If we had to pick the single most impressive sight on the north shore, it would be the cliffs of Reed Bay (N 59.46770 W 108.12407). The vertical cliffs rise straight from the deep water, but what really makes them special is the multi-coloured seams in the rocks and lichen growing on the surface. Late in the day is best for photography when the west-facing cliffs become even more vibrant in evening light. The only way to photograph the cliffs is from a boat, so hope for calm conditions.
The mouth of the Oldman River (N 59.45366 W 108.08768) is just east of Reed Bay, after you travel through ominously-named Dead Man Channel. The story behind the name isn’t all that sinister, however. The story goes that the river was named after an old trapper who lived in the area, and Dead Man Channel was named for the place they found him when he finally died. The area is protected from the open part of the lake by several partially forested islands with broad rocky outcroppings. One of these islands is another of our favourite spots to camp. It’s a great fishing spot, with water so clear near shore that it seems as if you’re watching fish in an aquarium.

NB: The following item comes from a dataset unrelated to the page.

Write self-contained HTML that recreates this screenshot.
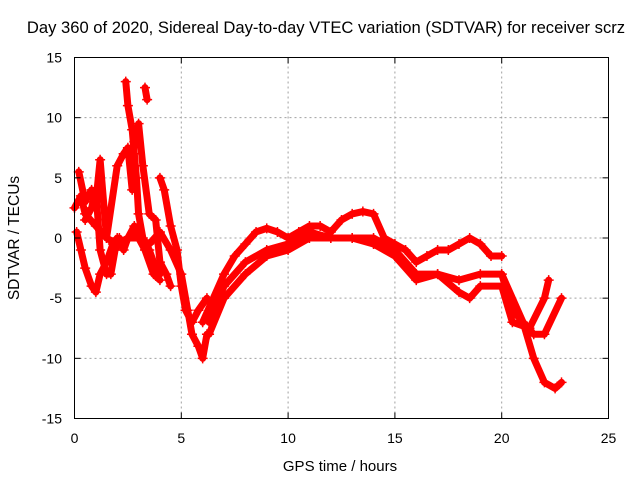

On our most recent trip there (this summer), we had a couple days of howling winds and rough water (not unusual), followed by a dead calm evening. We had a wonderful evening in ideal conditions photographing Reed Bay, then when we returned to our camp in Oldman River Bay, the islands’ reflections in still water seemed nothing short of surreal.
2 thoughts on “Lake Athbasca’s Spectacular North Shore – Part 2”
You guys didn’t use a canoe to do the north shore?
Hi Travis. Anytime that we travelled Lake Athabasca’s north shore, we used a motorboat. You certainly could canoe here, but unlike the south shore where you can stay close to the sandy shore and easily land most places, the north shore has a lot of deep bays where its difficult to stay close to shore.